What if grocery stores gave 100 percent of every sale back to the person or family who makes the food?
How many more local food startups could then actually make a living wage, thought Kayla Yang-Best, who has been producing and selling Asian broth and meal kits based on her Hmong family recipes for the past three years.
Her dream was realized two months ago when she opened the doors of Seasoned Specialty Food Market at 1136 Grand Av. in St. Paul. The store, tucked into an old home along this retail corridor, is a first.
It operates under a co-retailing business model that seeks to give shelf space and bigger profits to small food growers and makers. Seasoned sells locally grown and locally made products and returns all the money from sales back to the maker.
In its simplest form, co-retailing is when two or more companies share a retail space to save on rent and other associated costs. It is more commonly seen with clothing companies or in a gift shop format.

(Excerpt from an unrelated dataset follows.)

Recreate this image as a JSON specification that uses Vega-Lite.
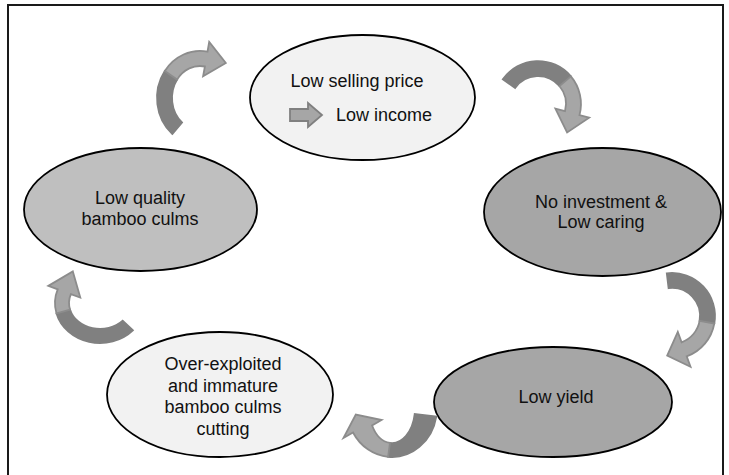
{
  "$schema": "https://vega.github.io/schema/vega-lite/v6.json",
  "width": 729,
  "height": 475,
  "padding": 0,
  "autosize": {"type": "none"},
  "background": "white",
  "config": {"view": {"stroke": null}},
  "layer": [
    {
      "data": {"values": [{"x": 8, "x2": 723, "y": 5, "y2": 490}]},
      "mark": {"type": "rect", "fill": null, "stroke": "#1a1a1a", "strokeWidth": 2},
      "encoding": {
        "x": {"field": "x", "type": "quantitative", "scale": {"domain": [0, 729], "nice": false, "zero": false}, "axis": null},
        "x2": {"field": "x2"},
        "y": {"field": "y", "type": "quantitative", "scale": {"domain": [0, 475], "nice": false, "zero": false, "reverse": true}, "axis": null},
        "y2": {"field": "y2"}
      }
    },
    {
      "data": {"values": [
        {"id": "e1", "x": 362.5, "y": 97.5},
        {"id": "e2", "x": 140.5, "y": 209.5},
        {"id": "e3", "x": 602.5, "y": 212},
        {"id": "e4", "x": 553, "y": 402},
        {"id": "e5", "x": 220, "y": 394.5},
        {"id": "a1t", "x": 200, "y": 98},
        {"id": "a1h", "x": 200, "y": 98},
        {"id": "a2t", "x": 538, "y": 104},
        {"id": "a2h", "x": 538, "y": 104},
        {"id": "a3t", "x": 672, "y": 316},
        {"id": "a3h", "x": 672, "y": 316},
        {"id": "a4t", "x": 392, "y": 408},
        {"id": "a4h", "x": 392, "y": 408},
        {"id": "a5t", "x": 100, "y": 303},
        {"id": "a5h", "x": 100, "y": 303},
        {"id": "sa", "x": 306, "y": 115}
      ]},
      "mark": {"type": "point", "filled": true, "opacity": 1, "size": 4},
      "encoding": {
        "x": {"field": "x", "type": "quantitative"},
        "y": {"field": "y", "type": "quantitative"},
        "shape": {"field": "id", "type": "nominal", "legend": null, "scale": {
          "domain": ["e1", "e2", "e3", "e4", "e5", "a1t", "a1h", "a2t", "a2h", "a3t", "a3h", "a4t", "a4h", "a5t", "a5h", "sa"],
          "range": [
            "M -112.5 0 C -112.5 -34.5 -62.1 -62.5 0 -62.5 C 62.1 -62.5 112.5 -34.5 112.5 0 C 112.5 34.5 62.1 62.5 0 62.5 C -62.1 62.5 -112.5 34.5 -112.5 0 Z",
            "M -116.5 0 C -116.5 -34 -64.3 -61.5 0 -61.5 C 64.3 -61.5 116.5 -34 116.5 0 C 116.5 34 64.3 61.5 0 61.5 C -64.3 61.5 -116.5 34 -116.5 0 Z",
            "M -118.5 0 C -118.5 -35.3 -65.4 -64 0 -64 C 65.4 -64 118.5 -35.3 118.5 0 C 118.5 35.3 65.4 64 0 64 C -65.4 64 -118.5 35.3 -118.5 0 Z",
            "M -119 0 C -119 -30.4 -65.7 -55 0 -55 C 65.7 -55 119 -30.4 119 0 C 119 30.4 65.7 55 0 55 C -65.7 55 -119 30.4 -119 0 Z",
            "M -113 0 C -113 -34.5 -62.4 -62.5 0 -62.5 C 62.4 -62.5 113 -34.5 113 0 C 113 34.5 62.4 62.5 0 62.5 C -62.4 62.5 -113 34.5 -113 0 Z",
            "M -27.6 36 A 43 47 0 0 1 -35.2 -27 L -22.9 -18.4 A 28 32 0 0 0 -18 24.5 Z",
            "M -35.2 -27 A 43 47 0 0 1 7.5 -46.3 L 9.2 -56.1 L 25.8 -35 L 3.1 -21.7 L 4.9 -31.5 A 28 32 0 0 0 -22.9 -18.4 Z",
            "M -35.2 -24.7 A 43 43 0 0 1 32.9 -27.6 L 21.4 -18 A 28 28 0 0 0 -22.9 -16.1 Z",
            "M 32.9 -27.6 A 43 43 0 0 1 41.5 11.1 L 51.2 13.7 L 29.1 28.5 L 17.4 4.7 L 27 7.2 A 28 28 0 0 0 21.4 -18 Z",
            "M -5.2 -42.7 A 43 43 0 0 1 42.3 7.5 L 27.6 4.9 A 28 28 0 0 0 -3.4 -27.8 Z",
            "M 42.3 7.5 A 43 43 0 0 1 14.7 40.4 L 18.5 50.7 L -4.8 39.6 L 5.8 16 L 9.6 26.3 A 28 28 0 0 0 27.6 4.9 Z",
            "M 44.3 8.5 A 45 49 0 0 1 -3.9 48.8 L -2 34.9 A 23 35 0 0 0 22.7 6.1 Z",
            "M -3.9 48.8 A 45 49 0 0 1 -39 24.5 L -48.5 30 L -36.2 6.5 L -10.4 12 L -19.9 17.5 A 23 35 0 0 0 -2 34.9 Z",
            "M 32.9 27.3 A 45 40 0 0 1 -43.5 10.4 L -29.9 6.7 A 31 26 0 0 0 22.7 17.7 Z",
            "M -43.5 10.4 A 45 40 0 0 1 -42.3 -13.7 L -51.7 -17.1 L -27.2 -31.6 L -19.7 -5.5 L -29.1 -8.9 A 31 26 0 0 0 -29.9 6.7 Z",
            "M -16 -6 L 2 -6 L 2 -12 L 16 0 L 2 12 L 2 6 L -16 6 Z"
          ]}},
        "fill": {"field": "id", "type": "nominal", "legend": null, "scale": {
          "domain": ["e1", "e2", "e3", "e4", "e5", "a1t", "a1h", "a2t", "a2h", "a3t", "a3h", "a4t", "a4h", "a5t", "a5h", "sa"],
          "range": ["#f2f2f2", "#bfbfbf", "#a6a6a6", "#a6a6a6", "#f2f2f2", "#808080", "#a6a6a6", "#808080", "#a6a6a6", "#808080", "#a6a6a6", "#808080", "#a6a6a6", "#808080", "#a6a6a6", "#a6a6a6"]}},
        "stroke": {"field": "id", "type": "nominal", "legend": null, "scale": {
          "domain": ["e1", "e2", "e3", "e4", "e5", "a1t", "a1h", "a2t", "a2h", "a3t", "a3h", "a4t", "a4h", "a5t", "a5h", "sa"],
          "range": ["#000000", "#000000", "#000000", "#000000", "#000000", "#808080", "#8c8c8c", "#808080", "#8c8c8c", "#808080", "#8c8c8c", "#808080", "#8c8c8c", "#808080", "#8c8c8c", "#808080"]}},
        "strokeWidth": {"field": "id", "type": "nominal", "legend": null, "scale": {
          "domain": ["e1", "e2", "e3", "e4", "e5", "a1t", "a1h", "a2t", "a2h", "a3t", "a3h", "a4t", "a4h", "a5t", "a5h", "sa"],
          "range": [1.8, 1.8, 1.8, 1.8, 1.8, 1, 1, 1, 1, 1, 1, 1, 1, 1, 1, 1]}}
      }
    },
    {
      "data": {"values": [
        {"t": "Low selling price", "x": 357, "y": 82},
        {"t": "Low income", "x": 384, "y": 116},
        {"t": "Low quality", "x": 140, "y": 199},
        {"t": "bamboo culms", "x": 140, "y": 220},
        {"t": "No investment &", "x": 601, "y": 203},
        {"t": "Low caring", "x": 601, "y": 223},
        {"t": "Low yield", "x": 556, "y": 398},
        {"t": "Over-exploited", "x": 223, "y": 365},
        {"t": "and immature", "x": 223, "y": 387},
        {"t": "bamboo culms", "x": 223, "y": 408},
        {"t": "cutting", "x": 223, "y": 430}
      ]},
      "mark": {"type": "text", "font": "Liberation Sans", "fontSize": 18, "color": "#111111", "align": "center", "baseline": "middle"},
      "encoding": {
        "x": {"field": "x", "type": "quantitative"},
        "y": {"field": "y", "type": "quantitative"},
        "text": {"field": "t", "type": "nominal"}
      }
    }
  ]
}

Yang-Best has a somewhat different concept. Rather than just splitting all the costs between multiple companies, she developed a fee-based model. She charges producers a flat rate to shelf, market and sell their products. With that money, she manages all the administrative stress — from paying the bills to marketing to hiring and paying staff. Every penny of every sale goes back to the producer who made that item.
"All they have to do is take on that risk of supporting this community," Yang-Best said. A six-month term is $360 and a 12-month term is $480. A maker is charged $5 a month for each additional product they want to sell in the market. These fees cover the costs of keeping the store open.
Yang-Best has not found anyone else doing this in the food space. "We are not a farmers market. We are basically a grocery store," Yang-Best said. "But we have a very different relationship with our partners."